You talking about SF or your bunghole?
post #5962 of 7382
What happens to all the serviceware when a fine dining restaurant goes belly up? All the Christofle silver, the crystal, all the porcelain, the Staub stuff - do these ever go to public auction or do inside people scoop them up before anyone else finds out?
post #5963 of 7382
What happens to all the serviceware when a fine dining restaurant goes belly up? All the Christofle silver, the crystal, all the porcelain, the Staub stuff - do these ever go to public auction or do inside people scoop them up before anyone else finds out?
post #5964 of 7382
Think it usually gets auctioned to help pay off creditors. That or the staff steals it.
post #5965 of 7382
I'd imagine that the majority of places using Christofle silver and Staub are owned by hotels or restaurant groups, and when they close they probably wait for the next opening, likely in the same spot.
post #5966 of 7382
post #5967 of 7382
xposting from the "Things you don't get" thread:

When did "Cookie" become the singular form of "Cookies"?

I'm reading the instructions for a vintage Mirro "Cooky and Pastry Press" and the recipes always use "Cooky" as the singular form....things like "When making cookies, turn handle until each cooky is formed. Then lift press and cooky will cut off".

We don't say Pastrie...so why do we say Cookie?
post #5968 of 7382
Where's Fang when you need him?
post #5969 of 7382
Quote:
Originally Posted by impolyt_one View Post

What happens to all the serviceware when a fine dining restaurant goes belly up? All the Christofle silver, the crystal, all the porcelain, the Staub stuff - do these ever go to public auction or do inside people scoop them up before anyone else finds out?
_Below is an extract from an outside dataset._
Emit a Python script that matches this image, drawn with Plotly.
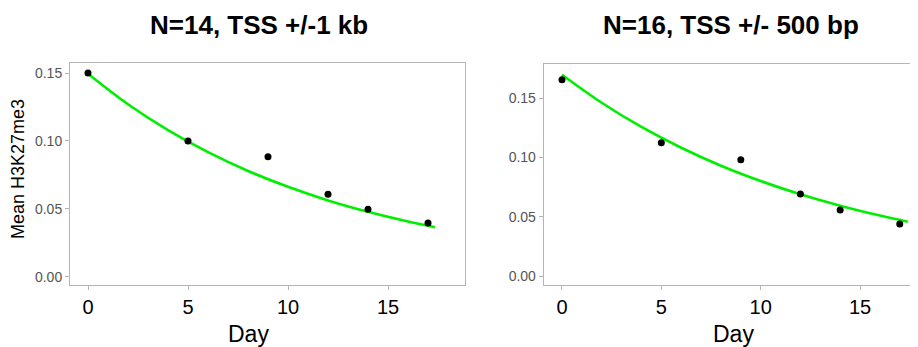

I have a buddy who used to work for a company that would buy/acquire that stuff and then sell it to other restaurants.
post #5970 of 7382
Quote:
Originally Posted by otc View Post

xposting from the "Things you don't get" thread:
When did "Cookie" become the singular form of "Cookies"?
I'm reading the instructions for a vintage Mirro "Cooky and Pastry Press" and the recipes always use "Cooky" as the singular form....things like "When making cookies, turn handle until each cooky is formed. Then lift press and cooky will cut off".
We don't say Pastrie...so why do we say Cookie?
false analogy. from wiki (so much more convenient than the OED):
Quote:
Its American name derives from the Dutch word koekje or (informal) koekie which means little cake, and arrived in American English through the Dutch in North America.
According to the Scottish National Dictionary, its Scottish name derives from the diminutive form (+ suffix -ie) of the word cook, giving the Middle Scots cookie, cooky or cu(c)kie. It also gives an alternative etymology, from the Dutch word koekje, the diminutive of koek, a cake. There was much trade and cultural contact across the North Sea between the Low Countries and Scotland during the Middle Ages, which can also be seen in the history of curling and, perhaps, golf.

so the vintage mirro cooky press was actually a misspelling.